I remember reading someplace that all the old streetcar tracks in Houston were pulled up during WWII as part of The War Effort. A lot of fancy wrought iron fences in The Heights were melted down as well. Hanging on to anything that could be re-purposed for our troops was considered unpatriotic.

I lived in The Heights from birth in 1945 until I went into the USAF in 1966. I can assure you that the tracks were not removed. They were still there when the Boulevard was paved over in the 1950's.

 

On 10/5/2010 at 4:40 PM, s3mh said:

I have a gravel driveway at my house. I dug up some of the gravel to do some landscaping and found a brick driveway about 4-5 inches down. The bricks seemed to match the bricks that were used on some of the old piers for my bungalow. Not sure whether they are from 1920, but definitely not recent.

 

On 10/5/2010 at 4:45 PM, Zippy said:

I've noticed that as well (the brick on Heights).. I wonder if the rail from the old street cars is still under there as well..

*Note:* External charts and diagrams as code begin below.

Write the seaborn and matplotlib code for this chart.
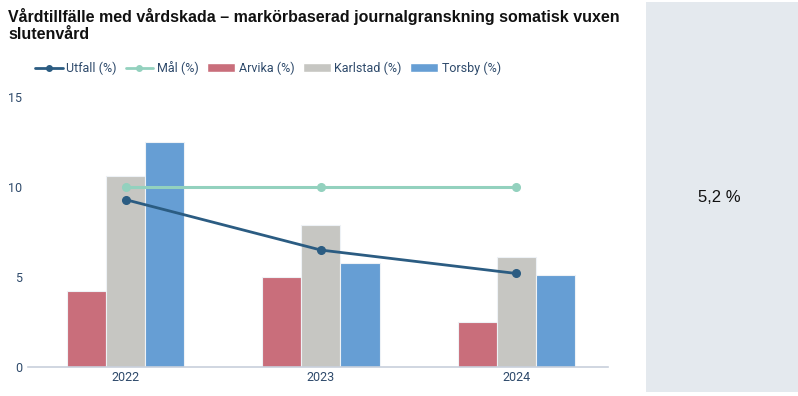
import pandas as pd
import matplotlib.pyplot as plt
import seaborn as sns
from matplotlib.lines import Line2D
from matplotlib.patches import Patch

# Data
years = ["2022", "2023", "2024"]
arvika = [4.2, 5.0, 2.5]
karlstad = [10.6, 7.9, 6.1]
torsby = [12.5, 5.8, 5.1]
utfall = [9.3, 6.5, 5.2]
mal = [10, 10, 10]
kpi_text = "5,2 %"

series_names = ["Arvika (%)", "Karlstad (%)", "Torsby (%)"]
bar_colors = ["#C96E7B", "#C6C6C2", "#669ED4"]
utfall_color = "#2B5C82"
mal_color = "#93D1BE"
text_color = "#2E4A6B"

df = pd.DataFrame({
    "year": years * 3,
    "value": arvika + karlstad + torsby,
    "serie": [s for s in series_names for _ in years],
})

sns.set_theme(style="white")
plt.rcParams["font.family"] = ["Roboto", "DejaVu Sans"]

fig = plt.figure(figsize=(7.98, 3.96), dpi=100)
ax = fig.add_axes([0.035, 0.073, 0.727, 0.682])

sns.barplot(data=df, x="year", y="value", hue="serie", palette=bar_colors,
            saturation=1, width=0.6, edgecolor="#EEF2F6", linewidth=0.8,
            ax=ax, legend=False)

x_pos = range(len(years))
ax.plot(x_pos, mal, color=mal_color, lw=2.2, marker="o", ms=5.5, zorder=3)
ax.plot(x_pos, utfall, color=utfall_color, lw=2, marker="o", ms=5.5, zorder=4)

ax.set_ylim(0, 15)
ax.set_xlim(-0.5, 2.47)
ax.set_yticks([0, 5, 10, 15])
ax.set_xlabel("")
ax.set_ylabel("")
for side in ["left", "top", "right"]:
    ax.spines[side].set_visible(False)
ax.spines["bottom"].set_color("#C8D0DC")
ax.spines["bottom"].set_linewidth(1.2)
ax.tick_params(axis="both", length=0, labelsize=9, labelcolor=text_color)
ax.tick_params(axis="y", pad=4)
ax.tick_params(axis="x", pad=3)

fig.text(0.01, 0.98, "Vårdtillfälle med vårdskada – markörbaserad journalgranskning somatisk vuxen\nslutenvård",
         ha="left", va="top", fontsize=11.5, fontweight="bold", family="Liberation Sans",
         color="#111111", linespacing=1.2)

handles = [
    Line2D([0], [0], color=utfall_color, lw=2, marker="o", ms=4),
    Line2D([0], [0], color=mal_color, lw=2, marker="o", ms=4),
    Patch(facecolor=bar_colors[0]),
    Patch(facecolor=bar_colors[1]),
    Patch(facecolor=bar_colors[2]),
]
labels = ["Utfall (%)", "Mål (%)"] + series_names
leg = fig.legend(handles, labels, loc="center left", bbox_to_anchor=(0.03, 0.828),
                 ncol=5, frameon=False, fontsize=9, handlelength=2.2,
                 handletextpad=0.3, columnspacing=0.7)
for t in leg.get_texts():
    t.set_color(text_color)

# KPI panel on the right
panel = fig.add_axes([0.81, 0.01, 0.19, 0.985])
panel.set_facecolor("#E4E9EE")
panel.set_xticks([])
panel.set_yticks([])
for s in panel.spines.values():
    s.set_visible(False)
panel.text(0.48, 0.5, kpi_text, ha="center", va="center", fontsize=12,
           family="Liberation Sans", color="#111111", transform=panel.transAxes)

fig.savefig("out.png", dpi=100)
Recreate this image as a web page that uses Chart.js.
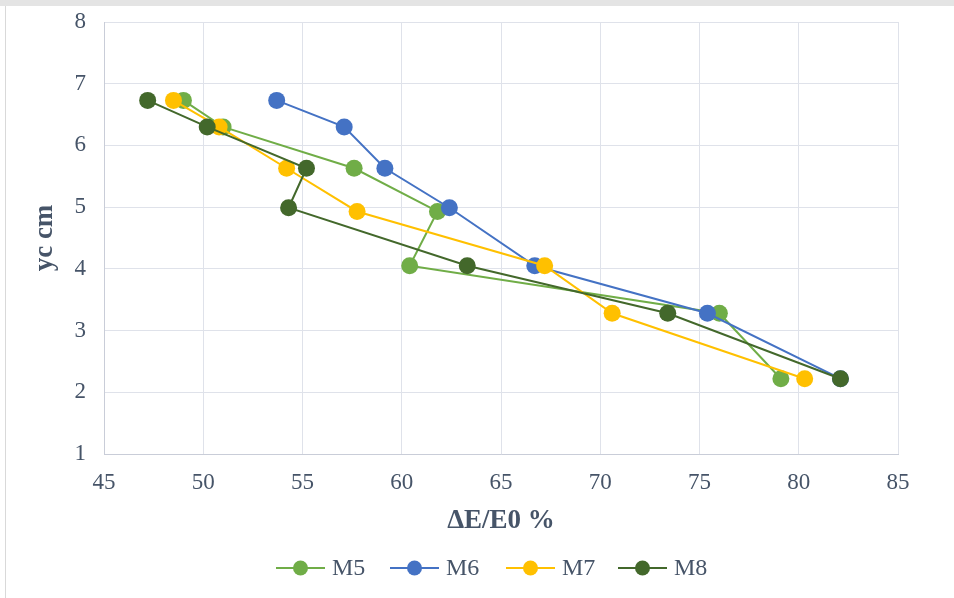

It would be cool if Heights had it's original brick restored, but I'm sure the durability and maintainability of asphalt is much cheaper..

 

On 10/8/2010 at 5:50 PM, silverartfox said:

I remember reading someplace that all the old streetcar tracks in Houston were pulled up during WWII as part of The War Effort. A lot of fancy wrought iron fences in The Heights were melted down as well. Hanging on to anything that could be re-purposed for our troops was considered unpatriotic.